On the other end of the spectrum, Third Way's study ranked the following educational programs as having the lowest ROI — music; fine and studio arts; anthropology; ecology, evolution, systematics, and population biology; religious studies; film/video and photographic arts; visual and performing arts; zoology/animal biology; dance; and drama/theater arts and stagecraft.
(Apparently my fields of study — marketing and communications — fell somewhere between the high and low ROI lists.)
According to Third Way, college programs at public institutions, such as Southeast, offer the highest likelihood graduates will be able to recoup their educational investment within five to 10 years after graduation.
The complete study may be found on Third Way's website, www.thirdway.org.
As I reported back in April, farm and home general merchandise retailer Rural King has plans to open a Cape Girardeau location in the building on the corner of William Street and Silver Springs Road, originally occupied by Walmart and more recently by Toys R Us, Big Lots and Hancock Fabrics.
In the months since, there has been sporadic activity at the site with work crews doing some interior renovations. However, a spokesperson at Rural King's headquarters in Mattoon, Illinois, told me last week there is still no timeline for when the store here will open.
Unless you're obsessed with dentistry or you simply keep track of quirky holidays, you probably didn't realize Sunday was National Tooth Fairy Day, a day named in honor of the mythical sprite who collects baby teeth from beneath children's pillows in exchange for cash.
Even as a child, I never thought this made a lot of sense. I mean, what was the Tooth Fairy doing with all the teeth she collected every night? Where did she get the money to leave under all those pillows? And just how did she know when a child lost a tooth anyway?
My oldest daughter, Katie, believed in the Tooth Fairy until she was about 6 years old. Back then, she had surgery requiring removal of a loose baby tooth before undergoing general anesthesia. The first thing she told us in the recovery room afterward was she no longer believed in the Tooth Fairy because the last thing she saw before surgery was a nurse put a dollar under her pillow as payment for the tooth that was removed. (Perhaps that was a foreshadowing of what was to come because Katie is now a dentist.)

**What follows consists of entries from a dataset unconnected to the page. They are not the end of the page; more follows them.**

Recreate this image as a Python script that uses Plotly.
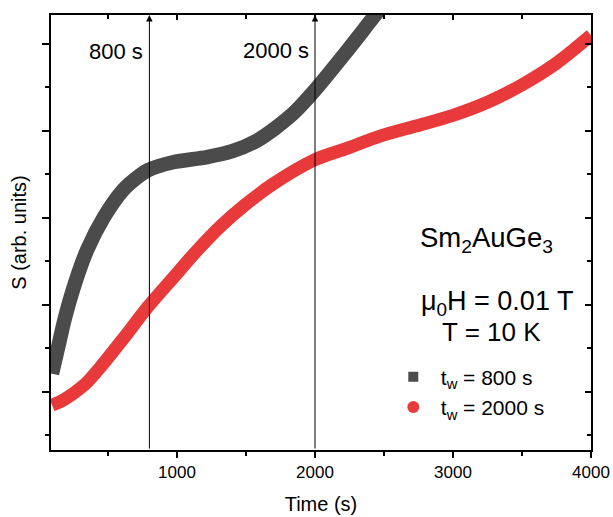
import plotly.graph_objects as go

# Data (arbitrary units)
t_800 = [94, 138, 188, 261, 348, 471, 609, 732, 790, 971, 1217, 1406, 1580, 1710, 1855, 2000, 2217, 2420, 2580]
s_800 = [0.21, 0.51, 0.85, 1.25, 1.63, 2.01, 2.32, 2.49, 2.55, 2.64, 2.70, 2.77, 2.89, 3.03, 3.22, 3.47, 3.89, 4.30, 4.62]

t_2000 = [94, 167, 246, 348, 442, 609, 790, 971, 1130, 1312, 1493, 1696, 2000, 2232, 2471, 2739, 3000, 3250, 3500, 3750, 4000]
s_2000 = [-0.15, -0.10, -0.02, 0.11, 0.28, 0.61, 0.98, 1.31, 1.60, 1.90, 2.15, 2.39, 2.67, 2.80, 2.94, 3.06, 3.18, 3.33, 3.53, 3.78, 4.10]

x_ticks = [1000, 2000, 3000, 4000]
x_tick_labels = ["1000", "2000", "3000", "4000"]
marker_times = [800, 2000]
marker_labels = ["800 s", "2000 s"]

X_RANGE = [87, 4000]
Y_RANGE = [-0.667, 4.333]

GRAY = "#4b4b4b"
RED = "#e8393b"
FONT = "Liberation Sans, Arial, sans-serif"

fig = go.Figure()

fig.add_trace(go.Scatter(x=t_800, y=s_800, mode="lines",
                         line=dict(color=GRAY, width=14.5, shape="spline", smoothing=0.8),
                         showlegend=False, hoverinfo="skip"))
fig.add_trace(go.Scatter(x=t_2000, y=s_2000, mode="lines",
                         line=dict(color=RED, width=13, shape="spline", smoothing=0.8),
                         showlegend=False, hoverinfo="skip"))

# legend entries
fig.add_trace(go.Scatter(x=[None], y=[None], mode="markers",
                         marker=dict(symbol="square", color=GRAY, size=10),
                         name="t<sub>w</sub> = 800 s"))
fig.add_trace(go.Scatter(x=[None], y=[None], mode="markers",
                         marker=dict(symbol="circle", color=RED, size=12),
                         name="t<sub>w</sub> = 2000 s"))

# vertical arrows with labels
label_y = [3.91, 3.93]
for t, lab, ly in zip(marker_times, marker_labels, label_y):
    fig.add_annotation(x=t, y=Y_RANGE[1], ax=t, ay=Y_RANGE[0], xref="x", yref="y",
                       axref="x", ayref="y", showarrow=True, arrowhead=2,
                       arrowsize=1.3, arrowwidth=1, arrowcolor="black", standoff=0, text="")
    fig.add_annotation(x=t, y=ly, xref="x", yref="y", text=lab, showarrow=False,
                       xanchor="right", yanchor="middle", xshift=-4,
                       font=dict(size=22, color="black", family=FONT))

fig.add_annotation(x=0.807, y=0.485, xref="paper", yref="paper", xanchor="center", yanchor="middle",
                   text="Sm<sub>2</sub>AuGe<sub>3</sub>", showarrow=False,
                   font=dict(size=27.5, color="black", family=FONT))
fig.add_annotation(x=0.826, y=0.338, xref="paper", yref="paper", xanchor="center", yanchor="middle",
                   text="μ<sub>0</sub>H = 0.01 T", showarrow=False,
                   font=dict(size=27, color="black", family=FONT))
fig.add_annotation(x=0.815, y=0.271, xref="paper", yref="paper", xanchor="center", yanchor="middle",
                   text="T = 10 K", showarrow=False,
                   font=dict(size=26, color="black", family=FONT))

axis_common = dict(showline=True, linecolor="black", linewidth=2, showgrid=False,
                   zeroline=False, mirror=True, automargin=False)

fig.update_layout(
    width=613, height=517,
    margin=dict(l=51, r=22, t=15, b=67),
    paper_bgcolor="white", plot_bgcolor="white",
    font=dict(family=FONT, color="black"),
    xaxis=dict(range=X_RANGE, tickvals=x_ticks, ticktext=x_tick_labels,
               ticks="outside", ticklen=6, tickwidth=1.5, tickcolor="black",
               minor=dict(dtick=500, tick0=0, ticks="outside", ticklen=4, tickwidth=1.5, tickcolor="black"),
               tickfont=dict(size=17),
               title=dict(text="Time (s)", font=dict(size=20), standoff=16),
               **axis_common),
    yaxis=dict(range=Y_RANGE, dtick=1, tick0=0, showticklabels=False,
               ticks="outside", ticklen=7, tickwidth=1.5, tickcolor="black",
               minor=dict(dtick=0.5, tick0=0, ticks="outside", ticklen=4, tickwidth=1.5, tickcolor="black"),
               title=dict(text="S (arb. units)", font=dict(size=20), standoff=10),
               **axis_common),
    xaxis2=dict(range=X_RANGE, overlaying="x", side="top", anchor="y",
                tickvals=x_ticks, showticklabels=False, ticks="inside", ticklen=5,
                tickwidth=1.5, tickcolor="black",
                minor=dict(dtick=500, tick0=0, ticks="inside", ticklen=4, tickwidth=1.5, tickcolor="black"),
                showgrid=False, zeroline=False, showline=False, automargin=False),
    yaxis2=dict(range=Y_RANGE, overlaying="y", side="right", anchor="x",
                dtick=1, tick0=0, showticklabels=False, ticks="inside", ticklen=6,
                tickwidth=1.5, tickcolor="black",
                minor=dict(dtick=0.5, tick0=0, ticks="inside", ticklen=4, tickwidth=1.5, tickcolor="black"),
                showgrid=False, zeroline=False, showline=False, automargin=False),
    legend=dict(x=0.62, y=0.215, xanchor="left", yanchor="top", bgcolor="rgba(0,0,0,0)",
                font=dict(size=21, family=FONT), itemwidth=45),
)

# invisible trace to ensure the secondary axes are drawn
fig.add_trace(go.Scatter(x=[None], y=[None], xaxis="x2", yaxis="y2", showlegend=False, hoverinfo="skip"))

fig.write_html("out.html", config={"displayModeBar": False},
               post_script="document.body.style.margin='0';")
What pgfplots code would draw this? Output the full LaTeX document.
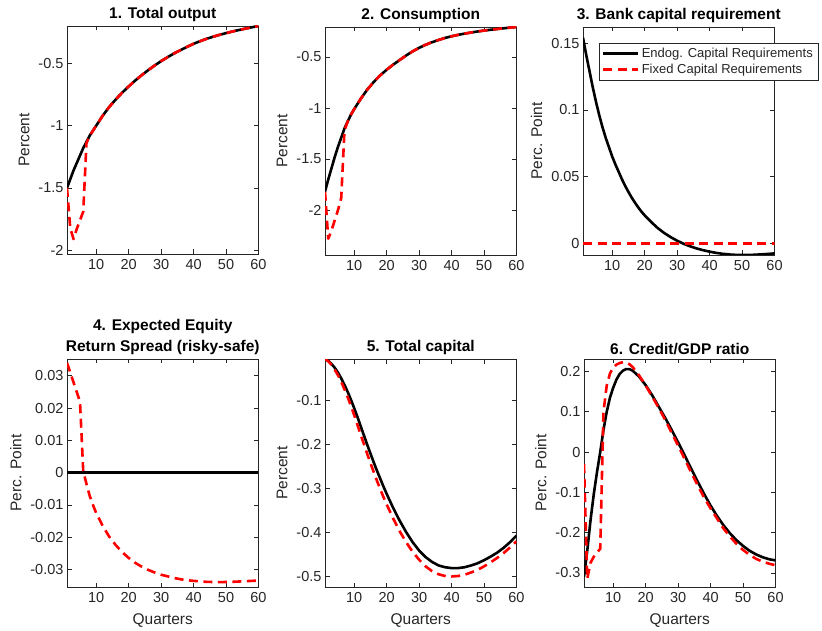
\documentclass[border=0pt]{standalone}
\usepackage{pgfplots}
\pgfplotsset{compat=1.18}
\usepackage{fontspec}
\setmainfont{Liberation Sans}
\definecolor{axc}{rgb}{0.15,0.15,0.15}
\pgfplotsset{
  mystyle/.style={
    scale only axis, width=191.5pt, height=228pt, anchor=south west,
    xmin=1, xmax=60, xtick={10,20,30,40,50,60},
    tick pos=both, xticklabel pos=lower, yticklabel pos=left,
    axis line style={axc, line width=0.6pt},
    every tick/.style={axc, line width=0.6pt},
    tick align=inside, major tick length=4.5pt,
    ticklabel style={font=\fontsize{14.5}{16}\selectfont, text=axc},
    xticklabel style={yshift=-2pt},
    /pgf/number format/assume math mode=true,
    scaled y ticks=false,
    title style={font=\bfseries\fontsize{15.5}{21}\selectfont, align=center, yshift=-5pt},
    ylabel style={font=\fontsize{15.5}{17}\selectfont, text=axc, yshift=2pt},
    xlabel style={font=\fontsize{15.5}{17}\selectfont, text=axc, yshift=-4pt},
    every axis plot/.append style={line width=2.6pt, line join=round},
  },
  blk/.style={black, solid},
  rdd/.style={red, dash pattern=on 9pt off 5.5pt},
}
\begin{document}
\begin{tikzpicture}
\useasboundingbox (0,0) rectangle (822pt,630pt);
% Panel 1
\begin{axis}[mystyle, at={(67pt,376pt)}, title={1. Total output}, ylabel={Percent},
  ymin=-2.03, ymax=-0.2, ytick={-2,-1.5,-1,-0.5}, yticklabels={-2,-1.5,-1,-0.5}]
\addplot[blk] coordinates {(1,-1.5)(2,-1.43)(3,-1.36)(4,-1.3)(5,-1.24)(6,-1.18)(7,-1.13)(8,-1.08)(9,-1.04)(10,-1.0)(12,-0.92)(14,-0.85)(16,-0.79)(18,-0.735)(20,-0.685)(22,-0.638)(24,-0.595)(26,-0.555)(28,-0.517)(30,-0.482)(32,-0.45)(34,-0.42)(36,-0.393)(38,-0.367)(40,-0.343)(42,-0.322)(44,-0.303)(46,-0.286)(48,-0.271)(50,-0.257)(52,-0.244)(54,-0.232)(56,-0.221)(58,-0.21)(60,-0.2)};
\addplot[rdd] coordinates {(1,-1.5)(2,-1.82)(3,-1.91)(4,-1.83)(5,-1.76)(6,-1.69)(7,-1.14)(8,-1.08)(9,-1.04)(10,-1.0)(12,-0.92)(14,-0.85)(16,-0.79)(18,-0.735)(20,-0.685)(22,-0.638)(24,-0.595)(26,-0.555)(28,-0.517)(30,-0.482)(32,-0.45)(34,-0.42)(36,-0.393)(38,-0.367)(40,-0.343)(42,-0.322)(44,-0.303)(46,-0.286)(48,-0.271)(50,-0.257)(52,-0.244)(54,-0.232)(56,-0.221)(58,-0.21)(60,-0.2)};
\end{axis}
% Panel 2
\begin{axis}[mystyle, at={(325pt,375pt)}, title={2. Consumption}, ylabel={Percent},
  ymin=-2.44, ymax=-0.206, ytick={-2,-1.5,-1,-0.5}, yticklabels={-2,-1.5,-1,-0.5}]
\addplot[blk] coordinates {(1,-1.82)(2,-1.70)(3,-1.59)(4,-1.48)(5,-1.38)(6,-1.29)(7,-1.2)(8,-1.13)(9,-1.065)(10,-1.01)(12,-0.91)(14,-0.82)(16,-0.745)(18,-0.68)(20,-0.625)(22,-0.575)(24,-0.53)(26,-0.485)(28,-0.445)(30,-0.41)(32,-0.38)(34,-0.355)(36,-0.333)(38,-0.313)(40,-0.297)(42,-0.283)(44,-0.271)(46,-0.26)(48,-0.25)(50,-0.241)(52,-0.233)(54,-0.226)(56,-0.219)(58,-0.212)(60,-0.206)};
\addplot[rdd] coordinates {(1,-1.82)(2,-2.28)(3,-2.2)(4,-2.1)(5,-2.0)(6,-1.88)(7,-1.22)(8,-1.13)(9,-1.065)(10,-1.01)(12,-0.91)(14,-0.82)(16,-0.745)(18,-0.68)(20,-0.625)(22,-0.575)(24,-0.53)(26,-0.485)(28,-0.445)(30,-0.41)(32,-0.38)(34,-0.355)(36,-0.333)(38,-0.313)(40,-0.297)(42,-0.283)(44,-0.271)(46,-0.26)(48,-0.25)(50,-0.241)(52,-0.233)(54,-0.226)(56,-0.219)(58,-0.212)(60,-0.206)};
\end{axis}
% Panel 3
\begin{axis}[mystyle, at={(583pt,375pt)}, title={3. Bank capital requirement}, ylabel={Perc. Point},
  ymin=-0.0087, ymax=0.162, ytick={0,0.05,0.1,0.15}, yticklabels={0,0.05,0.1,0.15},
  legend style={at={(0.083,0.93)}, anchor=north west, draw=axc, line width=0.6pt, fill=white,
    font=\fontsize{13}{15}\selectfont, text=axc, inner xsep=3pt, inner ysep=3pt, row sep=1pt},
  legend cell align=left,
  legend image code/.code={\draw[#1] (0pt,0pt) -- (35pt,0pt);}]
\addplot[blk] coordinates {(1,0.154)(2,0.141)(3,0.129)(4,0.117)(5,0.106)(6,0.096)(7,0.087)(8,0.079)(9,0.072)(10,0.065)(11,0.059)(12,0.0535)(13,0.048)(14,0.043)(15,0.0385)(16,0.0343)(17,0.0305)(18,0.027)(19,0.0238)(20,0.021)(22,0.016)(24,0.0115)(26,0.0078)(28,0.0047)(30,0.002)(32,-0.0003)(34,-0.0022)(36,-0.0038)(38,-0.0051)(40,-0.0062)(42,-0.0071)(44,-0.0078)(46,-0.0083)(48,-0.0086)(50,-0.0087)(52,-0.0087)(54,-0.0085)(56,-0.0082)(58,-0.0079)(60,-0.0075)};
\addplot[rdd] coordinates {(1,0)(60,0)};
\legend{Endog. Capital Requirements, Fixed Capital Requirements}
\end{axis}
% Panel 4
\begin{axis}[mystyle, at={(67pt,43pt)}, title={4. Expected Equity\\Return Spread (risky-safe)}, ylabel={Perc. Point}, xlabel={Quarters},
  ymin=-0.0354, ymax=0.0352, ytick={-0.03,-0.02,-0.01,0,0.01,0.02,0.03}, yticklabels={-0.03,-0.02,-0.01,0,0.01,0.02,0.03}]
\addplot[blk] coordinates {(1,0)(60,0)};
\addplot[rdd] coordinates {(1,0.034)(2,0.031)(3,0.028)(4,0.025)(5,0.022)(6,0.0005)(7,-0.0035)(8,-0.0072)(9,-0.0100)(10,-0.0125)(12,-0.0165)(14,-0.0198)(16,-0.0224)(18,-0.0246)(20,-0.0264)(22,-0.0279)(24,-0.0291)(26,-0.0301)(28,-0.0309)(30,-0.0316)(32,-0.0321)(34,-0.0326)(36,-0.033)(38,-0.0333)(40,-0.0335)(44,-0.0338)(48,-0.0339)(52,-0.0338)(56,-0.0336)(60,-0.0334)};
\end{axis}
% Panel 5
\begin{axis}[mystyle, at={(325pt,43pt)}, title={5. Total capital}, ylabel={Percent}, xlabel={Quarters},
  ymin=-0.524, ymax=-0.005, ytick={-0.5,-0.4,-0.3,-0.2,-0.1}, yticklabels={-0.5,-0.4,-0.3,-0.2,-0.1}]
\addplot[blk] coordinates {(1,-0.005)(2,-0.009)(3,-0.016)(4,-0.025)(5,-0.036)(6,-0.049)(7,-0.064)(8,-0.080)(9,-0.098)(10,-0.117)(11,-0.137)(12,-0.158)(13,-0.179)(14,-0.200)(15,-0.220)(16,-0.240)(17,-0.259)(18,-0.277)(19,-0.295)(20,-0.312)(22,-0.344)(24,-0.373)(26,-0.399)(28,-0.422)(30,-0.441)(32,-0.456)(34,-0.467)(36,-0.475)(38,-0.479)(40,-0.481)(42,-0.481)(44,-0.479)(46,-0.475)(48,-0.47)(50,-0.463)(52,-0.455)(54,-0.446)(56,-0.435)(58,-0.422)(60,-0.407)};
\addplot[rdd] coordinates {(1,-0.005)(2,-0.010)(3,-0.018)(4,-0.029)(5,-0.042)(6,-0.057)(7,-0.074)(8,-0.092)(9,-0.112)(10,-0.133)(11,-0.155)(12,-0.177)(13,-0.199)(14,-0.221)(15,-0.242)(16,-0.262)(17,-0.282)(18,-0.301)(19,-0.319)(20,-0.336)(22,-0.368)(24,-0.397)(26,-0.422)(28,-0.444)(30,-0.462)(32,-0.477)(34,-0.488)(36,-0.495)(38,-0.499)(40,-0.5)(42,-0.499)(44,-0.496)(46,-0.491)(48,-0.485)(50,-0.477)(52,-0.468)(54,-0.458)(56,-0.447)(58,-0.434)(60,-0.42)};
\end{axis}
% Panel 6
\begin{axis}[mystyle, at={(584pt,43pt)}, title={6. Credit/GDP ratio}, ylabel={Perc. Point}, xlabel={Quarters},
  ymin=-0.335, ymax=0.231, ytick={-0.3,-0.2,-0.1,0,0.1,0.2}, yticklabels={-0.3,-0.2,-0.1,0,0.1,0.2}]
\addplot[blk] coordinates {(1,-0.31)(2,-0.245)(3,-0.17)(4,-0.105)(5,-0.05)(6,0.0)(7,0.055)(8,0.1)(9,0.135)(10,0.16)(11,0.18)(12,0.194)(13,0.202)(14,0.206)(15,0.206)(16,0.202)(18,0.187)(20,0.166)(22,0.141)(24,0.113)(26,0.085)(28,0.055)(30,0.024)(32,-0.008)(34,-0.041)(36,-0.073)(38,-0.104)(40,-0.133)(42,-0.159)(44,-0.182)(46,-0.202)(48,-0.219)(50,-0.233)(52,-0.245)(54,-0.254)(56,-0.261)(58,-0.266)(60,-0.269)};
\addplot[rdd] coordinates {(1,-0.03)(2,-0.315)(3,-0.275)(4,-0.26)(5,-0.25)(6,-0.24)(7,0.1)(8,0.165)(9,0.195)(10,0.21)(11,0.217)(12,0.221)(13,0.223)(14,0.222)(15,0.218)(16,0.211)(18,0.19)(20,0.165)(22,0.138)(24,0.11)(26,0.08)(28,0.048)(30,0.016)(32,-0.017)(34,-0.05)(36,-0.082)(38,-0.113)(40,-0.14)(42,-0.165)(44,-0.19)(46,-0.21)(48,-0.228)(50,-0.243)(52,-0.255)(54,-0.265)(56,-0.272)(58,-0.277)(60,-0.281)};
\end{axis}
\end{tikzpicture}
\end{document}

When I was a child, I think the standard "exchange" price the Tooth Fairy paid for a tooth was around 25 cents. By the time my kids were losing their teeth, the going rate was somewhere around a dollar. Today, the Tooth Fairy's average payout is $4.70 for every lost tooth, according to a sampling of more than 1,000 Tooth Fairy "surrogates" (aka parents) who participated in Delta Dental's Original Tooth Fairy Poll conducted in late December and early January. When the company began its annual check of Tooth Fairy payouts in 1998, the average value of a lost tooth was $1.30.
Regular readers of my business column know that for some time now I've been including weekly updates on the refrigerator my wife and I ordered in early October when we embarked on a home remodeling project.
In large part because of the COVID-19 pandemic, which caused worldwide manufacturing delays and supply-chain disruptions, Whirlpool temporarily stopped making the specific KitchenAid model we ordered. As of last week, it had been on back-order for nearly 11 months.
Rather than wait any longer for a refrigerator that might never materialize, we chose last week to purchase a similar model, which was in stock at a local home improvement store. It was delivered three days later and now fills the space once occupied by our dog's bed.
It's OK; he'd rather sleep in the garage anyway.